Computer problem #1.10 on page 46 of the text asks you to write
a "robust" program for solving a quadratic equation accurately. This
means that your program should check for special cases (a = 0, for
example), work for complex roots (a negative discriminant), and
in other cases, it should
choose the most accurate method of computing the roots
(to avoid overflow, unnecessary underflow, and cancellation error).
For this assignment, write the program as described in the text
but so you can see that the way you implement the quadratic
formula really matters also compute and print the roots you
would get using both the standard formula and the alternative
formula. So, your program should do the following:
- Check for the special cases and print out roots in those situations.
A reminder: if the discriminant b
^{2} - 4ac is negative the roots are
complex with real part -b/2a. The square root of the absolute value
of the discriminant divided by 2a is the imaginary part of one root;
the negative of that is the imaginary part of the other root.
- Compute both roots using the standard formula; print the results
appropriately labeled.
- Compute both roots using the alternative formula; print the
results appropriately labeled.
- Compute both roots the "best" way -- have the program decide which is best
for each root based on values of a, b, and c. Print the results.
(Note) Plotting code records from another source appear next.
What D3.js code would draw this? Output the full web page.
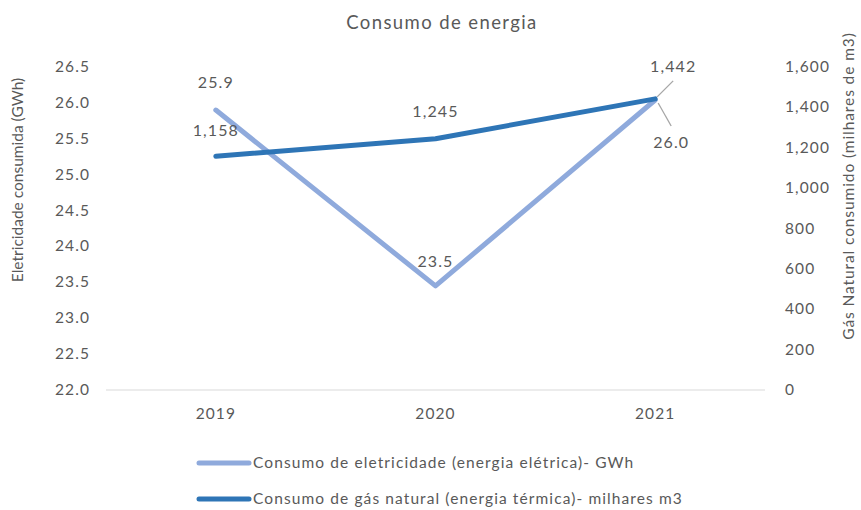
<!DOCTYPE html>
<html><head><meta charset="utf-8">
<script src="https://cdn.jsdelivr.net/npm/d3@7"></script>
<style>body{margin:0;background:#fff}text{font-family:Lato,"Open Sans",sans-serif;fill:#595959}</style>
</head><body><svg id="c" width="861" height="510"></svg>
<script>
const years = ["2019","2020","2021"];
const eletricidade = [25.9, 23.45, 26.04];
const gas = [1158, 1245, 1442];
const eletLabels = ["25.9","23.5","26.0"];
const gasLabels = ["1,158","1,245","1,442"];
const leftTicks = [22,22.5,23,23.5,24,24.5,25,25.5,26,26.5];
const rightTicks = [0,200,400,600,800,1000,1200,1400,1600];

const svg = d3.select("#c");
const x = d3.scaleBand().domain(years).range([106, 765]);
const yL = d3.scaleLinear().domain([22, 26.5]).range([390, 67]);
const yR = d3.scaleLinear().domain([0, 1600]).range([390, 67]);
const cx = d => x(d) + x.bandwidth()/2;
const cElet = "#8FAADC", cGas = "#2E75B6";
const LS = "1.1px";

svg.append("text").attr("x", 442).attr("y", 29).attr("text-anchor","middle").attr("font-size",18.5).attr("letter-spacing","1.4px").text("Consumo de energia");

svg.append("line").attr("x1",106).attr("x2",765).attr("y1",390).attr("y2",390).attr("stroke","#d9d9d9").attr("stroke-width",1);

svg.selectAll(".lt").data(leftTicks).join("text").attr("x",90).attr("y",d=>yL(d)+5).attr("text-anchor","end").attr("font-size",15.5).attr("letter-spacing",LS).text(d=>d3.format(".1f")(d));
svg.selectAll(".rt").data(rightTicks).join("text").attr("x",785).attr("y",d=>yR(d)+5).attr("text-anchor","start").attr("font-size",15.5).attr("letter-spacing",LS).text(d=>d3.format(",")(d));
svg.selectAll(".xt").data(years).join("text").attr("x",d=>cx(d)).attr("y",419).attr("text-anchor","middle").attr("font-size",15.5).attr("letter-spacing",LS).text(d=>d);

svg.append("text").attr("transform","translate(23,180) rotate(-90)").attr("text-anchor","middle").attr("font-size",15.5).text("Eletricidade consumida (GWh)");
svg.append("text").attr("transform","translate(854,186) rotate(-90)").attr("text-anchor","middle").attr("font-size",15.5).attr("letter-spacing","0.9px").text("Gás Natural consumido (milhares de m3)");

const lineE = d3.line().x((d,i)=>cx(years[i])).y(d=>yL(d));
const lineG = d3.line().x((d,i)=>cx(years[i])).y(d=>yR(d));
svg.append("path").attr("d",lineE(eletricidade)).attr("fill","none").attr("stroke",cElet).attr("stroke-width",5).attr("stroke-linecap","round").attr("stroke-linejoin","round");
svg.append("path").attr("d",lineG(gas)).attr("fill","none").attr("stroke",cGas).attr("stroke-width",5).attr("stroke-linecap","round").attr("stroke-linejoin","round");

// leader lines for 2021 labels
svg.append("line").attr("x1",cx("2021")+2).attr("y1",yR(gas[2])-2).attr("x2",cx("2021")+18).attr("y2",yR(gas[2])-18).attr("stroke","#a6a6a6").attr("stroke-width",1.3);
svg.append("line").attr("x1",cx("2021")+3).attr("y1",yL(eletricidade[2])+3).attr("x2",cx("2021")+16).attr("y2",yL(eletricidade[2])+26).attr("stroke","#a6a6a6").attr("stroke-width",1.3);

// data labels
const eOff = [[0,-22],[0,-19],[16,48]];
const gOff = [[0,-20],[0,-22],[18,-27]];
eletricidade.forEach((v,i)=>{
  svg.append("text").attr("x",cx(years[i])+eOff[i][0]).attr("y",yL(v)+eOff[i][1]).attr("text-anchor","middle").attr("font-size",16).attr("letter-spacing",LS).text(eletLabels[i]);
});
gas.forEach((v,i)=>{
  svg.append("text").attr("x",cx(years[i])+gOff[i][0]).attr("y",yR(v)+gOff[i][1]).attr("text-anchor","middle").attr("font-size",16).attr("letter-spacing",LS).text(gasLabels[i]);
});

// legend
const legend = [["Consumo de eletricidade (energia elétrica)- GWh", cElet],["Consumo de gás natural (energia térmica)- milhares m3", cGas]];
legend.forEach((l,i)=>{
  const y = 463 + i*36;
  svg.append("line").attr("x1",199).attr("x2",249).attr("y1",y).attr("y2",y).attr("stroke",l[1]).attr("stroke-width",5).attr("stroke-linecap","round");
  svg.append("text").attr("x",253).attr("y",y+5).attr("font-size",15.5).attr("letter-spacing",LS).text(l[0]);
});
</script></body></html>
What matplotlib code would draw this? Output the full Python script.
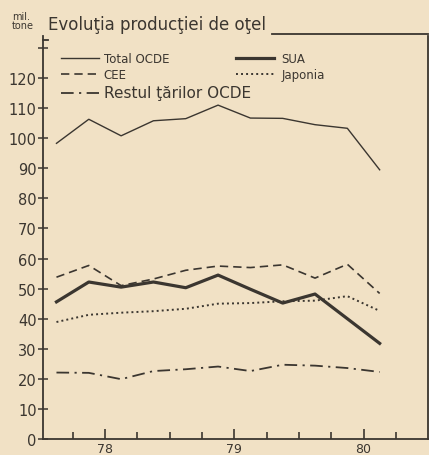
import matplotlib
matplotlib.use("Agg")
import matplotlib.pyplot as plt

# quarterly data, mil. tone
quarters = [77.625, 77.875, 78.125, 78.375, 78.625, 78.875,
            79.125, 79.375, 79.625, 79.875, 80.125]
total_ocde = [98.3, 106.3, 100.8, 105.8, 106.5, 111.0, 106.7, 106.6, 104.5, 103.3, 89.5]
sua = [45.6, 52.2, 50.5, 52.2, 50.3, 54.5, 49.8, 45.2, 48.2, 40.0, 31.8]
cee = [53.8, 57.7, 51.0, 53.2, 56.1, 57.5, 57.0, 57.9, 53.5, 58.1, 48.4]
japonia = [38.9, 41.3, 42.0, 42.5, 43.3, 45.0, 45.2, 45.8, 46.0, 47.5, 42.6]
restul = [22.1, 22.0, 19.9, 22.6, 23.2, 24.1, 22.6, 24.7, 24.4, 23.6, 22.3]

year_ticks = [78, 79, 80]
year_labels = ["78", "79", "80"]
y_ticks = list(range(0, 131, 10))
y_labels = [str(v) for v in range(0, 121, 10)] + [""]

paper = "#f1e1c5"
ink = "#3b3630"

fig = plt.figure(figsize=(4.29, 4.56), dpi=100, facecolor=paper)
ax = fig.add_axes([0.100, 0.035, 0.898, 0.884], facecolor=paper)

l_total, = ax.plot(quarters, total_ocde, color=ink, lw=1.0, label="Total OCDE")
l_cee, = ax.plot(quarters, cee, color=ink, lw=1.2, ls=(0, (5, 3)), label="CEE")
l_rest, = ax.plot(quarters, restul, color=ink, lw=1.3, ls=(0, (7, 3, 1.2, 3)),
                  label="Restul ţărilor OCDE")
l_sua, = ax.plot(quarters, sua, color=ink, lw=2.3, label="SUA")
l_jap, = ax.plot(quarters, japonia, color=ink, lw=1.4, ls=(0, (1, 1.6)), label="Japonia")

ax.set_xlim(77.52, 80.5)
ax.set_ylim(0, 134)

ax.set_xticks(year_ticks)
ax.set_xticklabels(year_labels, fontsize=9, color=ink)
ax.set_xticks([77.75, 78.25, 78.5, 78.75, 79.25, 79.5, 79.75, 80.25], minor=True)
ax.tick_params(axis="x", which="major", direction="in", length=7, width=1.2, color=ink, pad=2)
ax.tick_params(axis="x", which="minor", direction="in", length=5, width=1.2, color=ink)

ax.set_yticks(y_ticks)
ax.set_yticklabels(y_labels, fontsize=10.5, color=ink)
ax.tick_params(axis="y", direction="inout", length=7, width=1.1, color=ink, pad=1)

for side in ["left", "right", "bottom"]:
    ax.spines[side].set_color(ink)
    ax.spines[side].set_linewidth(1.3)
ax.spines["top"].set_visible(False)
# top frame line starts after the title
ax.plot([0.595, 1.0], [1.005, 1.005], transform=ax.transAxes, color=ink, lw=1.3, clip_on=False)
ax.plot([0.0, 0.012], [0.99, 0.99], transform=ax.transAxes, color=ink, lw=1.3, clip_on=False)

fig.text(0.112, 0.925, "Evoluţia producţiei de oţel", fontsize=12, color=ink,
         ha="left", va="bottom")
fig.text(0.028, 0.932, "mil.\ntone", fontsize=7, color=ink,
         ha="left", va="bottom", linespacing=0.85)

# legend: left column (Total, CEE, Restul), right column (SUA, Japonia)
leg1 = ax.legend([l_total, l_cee, l_rest], ["Total OCDE", "CEE", "Restul ţărilor OCDE"],
                 loc="upper left", bbox_to_anchor=(0.035, 0.972), frameon=False,
                 fontsize=8.5, handlelength=3.2, handletextpad=0.4,
                 labelspacing=0.3, borderaxespad=0)
for t in leg1.get_texts():
    t.set_color(ink)
leg1.get_texts()[2].set_fontsize(11)
ax.add_artist(leg1)

leg2 = ax.legend([l_sua, l_jap], ["SUA", "Japonia"], loc="upper left",
                 bbox_to_anchor=(0.49, 0.972), frameon=False, fontsize=8.5,
                 handlelength=3.2, handletextpad=0.6, labelspacing=0.3, borderaxespad=0)
for t in leg2.get_texts():
    t.set_color(ink)

fig.savefig("out.png", dpi=100, facecolor=paper)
Test your program thoroughly. The book gives some test values for you
to use (by the way, you can input values such as 5 times 10^{154}
using exponential notation -- 5e154).

### Hand In

- A printout of your source code.
- Email to ingram@roanoke.edu
a copy of your program.
- Answers to the following questions:
- Show (by hand!) that 10
^{n} and 10^{-n} are the exact
roots when a = 1, b = -(10^{n} + 10^{-n}), c = 1.
- Test your program for the above input with different values of
n. For example, b = -10000.0001 (10
^{4} + 10^{-4}).
What is the smallest positive value of n that gives some error in
computing using the standard formula (it should also
give error in the alternative formula)? Explain what is happening to cause
the problem (be specific -- don't just say round-off error or cancellation -
state where it is occurring in the calculation and why it is happening
for that particular n).
- For the example above, what is the smallest positive n for which
you get 0 for one of the roots when using the standard formula? Explain
why this is happening.
- The input values of 1 -4 3.999999 suggested in the text are
supposed to illustrate another phenomenon. They would in single
precision but not in double precision. Double precision should get
the correct answer no matter which implementation you use. (NOTE:
the input is a = 1, b = -4, c = 4 - 10
^{-n} where
n = 6. The exact solutions are 2 + 10^{-n/2} and
2 - 10^{-n/2} so for n=6, that is 2.001 and 1.999.) Try other
values of n and find
the smallest positive value of n (the number of 9's) that does
not give the correct answer. Where is the problem in the calculation
for this value of n and why is even the "best" method wrong?